Sei que a maior parte das pessoas procura o oposto: quando estão em viagem, ou vão de férias para sítios mais ou menos distantes e exóticos, querem tudo menos estar num sítio que lhes faça lembrar o lugar em que moram. A maior parte das pessoas gosta de espaços diferentes, de mobílias diferentes e, sobretudo, procuram rotinas diversas das que vivem no dia a dia. Mas, numa viagem de longa duração como aquela que fizemos à volta do mundo percebe-se que não seja assim. E mesmo uma criança de cinco anos vai tentar transformar em sua a casa onde vai pernoitar nas noites seguintes.
A Pikitim experimentou muitas casas ao longo da viagem. Dormiu em casas na árvore e em casas sobre a água, passou dois meses numa casa sobre rodas (como chamava a autocaravana onde viajamos na Austrália e na Nova Zelândia) e duas semanas numa casa de lona (quando acampamos na nova Caledónia). E ficou em pousadas, guesthouses, hostels, casas de amigos, casas de desconhecidos e até num motel.
E em todas elas se notava um padrão. Precisava de transformar um qualquer recanto daquelas casas no seu espaço – já que raramente pôde dizer que tinha um quarto para ela, podia dizer que tinha um canto, ou recanto, à sua responsabilidade. Normalmente bastava-lhe uma estante, ou uma mesinha de cabeceira. Invariavelmente, retirava todos os haveres que transportava na sua mochila, e arrumava-os metodicamente nessa estante, ou prateleira. E todos os dias, nos dias em que estivesse naquela casa, simulava uma rotina, recriada à sua medida.
Foi assim quando chegou à casa na árvore, em que se pôs a arrumar a cabaninha, tal como fez a branca de neve na casa dos sete anões. Foi assim na caravana, quando percebeu que um dos arrumos sobre uma das rodas traseiras se iria transformar no seu armário pessoal. Foi assim na tenda de campismo: um dos bolsos laterais passou a ser abrigo dos seus livros e brinquedos. Mais do que preocupar-se onde tinha a roupa – essa era sempre uma responsabilidade da mãe – a Pikitim preocupava-se em arrumar os seus livros, cadernos, lápis e brinquedos.
Contam-se pelos dedos das mãos as vezes que a Pikitim disse que tinha saudades do seu quarto.

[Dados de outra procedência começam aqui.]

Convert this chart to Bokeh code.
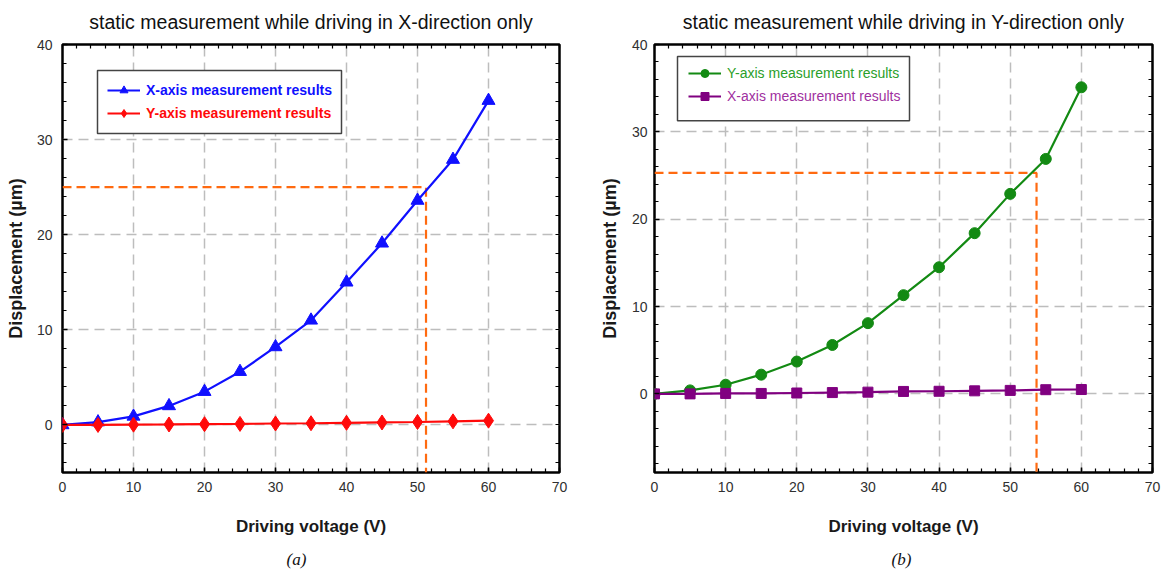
from bokeh.plotting import figure
from bokeh.models import (FixedTicker, LinearAxis, Range1d, Legend, LegendItem,
                          Label, Title, Grid, BoxAnnotation)
from bokeh.layouts import row
from bokeh.embed import file_html
from bokeh.resources import INLINE

# ---------------- data ----------------
voltage = [0, 5, 10, 15, 20, 25, 30, 35, 40, 45, 50, 55, 60]
# panel (a): driving in X-direction
a_x_disp = [0.0, 0.3, 0.9, 2.0, 3.5, 5.6, 8.2, 11.0, 15.0, 19.1, 23.6, 27.9, 34.1]
a_y_disp = [0.0, 0.0, 0.03, 0.05, 0.08, 0.11, 0.15, 0.18, 0.22, 0.26, 0.31, 0.38, 0.45]
# panel (b): driving in Y-direction
b_y_disp = [0.0, 0.4, 1.05, 2.2, 3.7, 5.6, 8.1, 11.3, 14.5, 18.4, 22.9, 26.9, 35.1]
b_x_disp = [0.0, 0.0, 0.05, 0.05, 0.1, 0.15, 0.2, 0.28, 0.3, 0.35, 0.4, 0.48, 0.5]

target_disp = 25
a_cross_v = 51.2
b_cross_v = 53.7

x_ticks = [0, 10, 20, 30, 40, 50, 60, 70]
y_ticks = [0, 10, 20, 30, 40]
grid_x = [10, 20, 30, 40, 50, 60]
grid_y = [0, 10, 20, 30]

title_a = "static measurement while driving in X-direction only"
title_b = "static measurement while driving in Y-direction only"
x_label = "Driving voltage (V)"
y_label = "Displacement (\u00b5m)"

FONT = "Liberation Sans"
ORANGE = "#ff6a10"
TXT = "#303030"
FIG_H = 579
X_MAX = 70
Y_MAX = 40


def make_panel(title, caption, caption_offset, y_start, width, mb_left, mb_right,
               mb_top, frame_w, frame_h, tick_std, ylab_std, title_std, series,
               box_px, legend_pad, legend_spacing, legend_style, cross_v, guide_y):
    p = figure(width=width, height=FIG_H, x_range=Range1d(0, X_MAX),
               y_range=Range1d(y_start, Y_MAX), output_backend="svg",
               toolbar_location=None, x_axis_type=None, y_axis_type=None,
               min_border_left=mb_left, min_border_right=mb_right,
               min_border_top=mb_top, min_border_bottom=FIG_H - mb_top - frame_h)
    p.background_fill_color = "white"
    p.border_fill_color = "white"
    p.outline_line_color = "black"
    p.outline_line_width = 2.5

    x_minor = list(range(0, 71, 2))
    y_minor = [v for v in range(-10, 41, 2) if v >= y_start]

    def mk_axis(ticker):
        ax = LinearAxis(ticker=ticker)
        ax.axis_line_color = None
        ax.major_tick_in = 5
        ax.major_tick_out = 0
        ax.minor_tick_in = 4
        ax.minor_tick_out = 0
        ax.major_tick_line_color = "black"
        ax.minor_tick_line_color = "black"
        ax.major_tick_line_width = 1.5
        ax.minor_tick_line_width = 1.2
        ax.major_label_text_font = FONT
        ax.major_label_text_color = TXT
        ax.major_label_text_font_size = "14px"
        ax.axis_label_text_font = FONT
        ax.axis_label_text_color = "#1a1a1a"
        return ax

    bottom = mk_axis(FixedTicker(ticks=x_ticks, minor_ticks=x_minor))
    bottom.major_label_standoff = 9
    bottom.axis_label = x_label
    bottom.axis_label_text_font_size = "17px"
    bottom.axis_label_text_font_style = "bold"
    bottom.axis_label_standoff = 22
    p.add_layout(bottom, "below")

    left = mk_axis(FixedTicker(ticks=y_ticks, minor_ticks=y_minor))
    left.major_label_standoff = tick_std
    left.axis_label = y_label
    left.axis_label_text_font_size = "18px"
    left.axis_label_text_font_style = "bold"
    left.axis_label_standoff = ylab_std
    p.add_layout(left, "left")

    # tick-only axes on the right and top (minor ticks carry no labels)
    right = mk_axis(FixedTicker(ticks=[], minor_ticks=y_minor))
    right.major_label_standoff = 0
    p.add_layout(right, "right")

    top = mk_axis(FixedTicker(ticks=[], minor_ticks=x_minor))
    top.major_label_standoff = 0
    top.axis_label = title
    top.axis_label_text_font_size = "19.5px"
    top.axis_label_text_font_style = "normal"
    top.axis_label_text_color = "#111111"
    top.axis_label_standoff = title_std
    p.add_layout(top, "above")

    p.add_layout(Title(text=caption, align="left", offset=caption_offset,
                       text_font="Liberation Serif", text_font_style="italic",
                       text_font_size="17px", text_color="#111111", standoff=18),
                 "below")

    # grid
    for dim, ticks in ((0, grid_x), (1, grid_y)):
        g = Grid(dimension=dim, ticker=FixedTicker(ticks=ticks))
        g.grid_line_color = "#bdbdbd"
        g.grid_line_width = 1.5
        g.grid_line_dash = "10 6"
        p.add_layout(g)

    # orange guide
    p.line([0, cross_v, cross_v], [guide_y, guide_y, y_start], line_color=ORANGE,
           line_width=2.2, line_dash="9 5")
    p.add_layout(Label(x=0, y=target_disp, x_offset=-tick_std, text=str(target_disp),
                       text_align="right", text_baseline="middle", text_color=ORANGE,
                       text_font=FONT, text_font_size="14px"))

    items = []
    for (ys, color, marker, msize, label, tcolor) in series:
        ln = p.line(voltage, ys, line_color=color, line_width=2.2)
        sc = p.scatter(voltage, ys, marker=marker, size=msize, fill_color=color,
                       line_color=color)
        items.append((label, [ln, sc], tcolor))

    # legend frame (given in frame pixels: left, top, right, bottom from frame top-left)
    bl, bt, br, bb = box_px
    sx = X_MAX / frame_w
    sy = (Y_MAX - y_start) / frame_h
    p.add_layout(BoxAnnotation(left=bl * sx, right=br * sx,
                               top=Y_MAX - bt * sy, bottom=Y_MAX - bb * sy,
                               fill_color="white", fill_alpha=1.0,
                               line_color="#444444", line_width=1.5, line_alpha=1.0))

    row_h = 20
    for i, (label, rends, tcolor) in enumerate(items):
        row_top = bt + legend_pad + i * (row_h + legend_spacing)
        leg = Legend(items=[LegendItem(label=label, renderers=rends)],
                     location=(bl + legend_pad, frame_h - row_top - row_h),
                     padding=0, spacing=0, margin=0,
                     glyph_width=33, glyph_height=row_h, label_height=row_h,
                     label_standoff=6, label_text_font=FONT,
                     label_text_font_size="14px", label_text_font_style=legend_style,
                     label_text_color=tcolor, border_line_color=None,
                     background_fill_alpha=0.0)
        p.add_layout(leg)
    return p


# panel (a): canvas 0..588, frame x 62..559, y 44..472
pa = make_panel(title_a, "(a)", 224, -5, 588, 62, 29, 44, 497, 428, 10, 8, 12,
                [(a_x_disp, "#1010ff", "triangle", 13, "X-axis measurement results", "#1010ff"),
                 (a_y_disp, "#ff0a0a", "diamond", 15, "Y-axis measurement results", "#ff0a0a")],
                (35, 26, 279, 89), 10, 3, "bold", a_cross_v, target_disp)

# panel (b): canvas 588..1163, frame x 654..1152, y 40..472
pb = make_panel(title_b, "(b)", 237, -9, 575, 66, 11, 40, 498, 432, 7, 9, 12,
                [(b_y_disp, "#138a13", "circle", 11, "Y-axis measurement results", "#2aa02a"),
                 (b_x_disp, "#800080", "square", 10, "X-axis measurement results", "#a030a0")],
                (23, 12, 255, 77), 11, 3, "normal", b_cross_v, 25.3)

layout = row(pa, pb)
open("out.html", "w").write(file_html(layout, INLINE))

Foi mais comum ouvi-la dizer que tinha saudades de um determinado livro ou brinquedo. O espaço físico, esse, nunca era importante. Para nós, família temporariamente nómada, foi muito fácil sentirmo-nos em casa. “Casa” é, afinal, o sitio onde estamos juntos, seja ele onde for. Qualquer casa rapidamente se transformava na “nossa casa”. Por mais temporário que fosse esse sentimento.
PS – Fui durante alguns meses cronista do portal Sapo Crescer – que entretanto mudou de nome, para Sapo LifeStyle. Por considerar que alguns textos permanecem actuais, e por já não os encontrar online, republico-os aqui.
PS2 – À conta desta crónica, fui rever o excel onde anotei “onde dormiu a Pikitim”. Um dia dou-lhe o tratamento adequado. Está prometido.
Laira diz
Olá Luísa!
Tenho uma filha de 1 ano e 4 meses e sonho em dar a volta ao mundo em família! Faço diversas viagens com a minha filhota e já coloco ela em todas as minhas aventuras, trekking, bike, caiaque. Estou preparando ela para uma volta ao mundo!! hehe. 🙂
Como é bom ler relatos de famílias que já fizeram isso também! Parabéns pela viagem e pelo blog!!!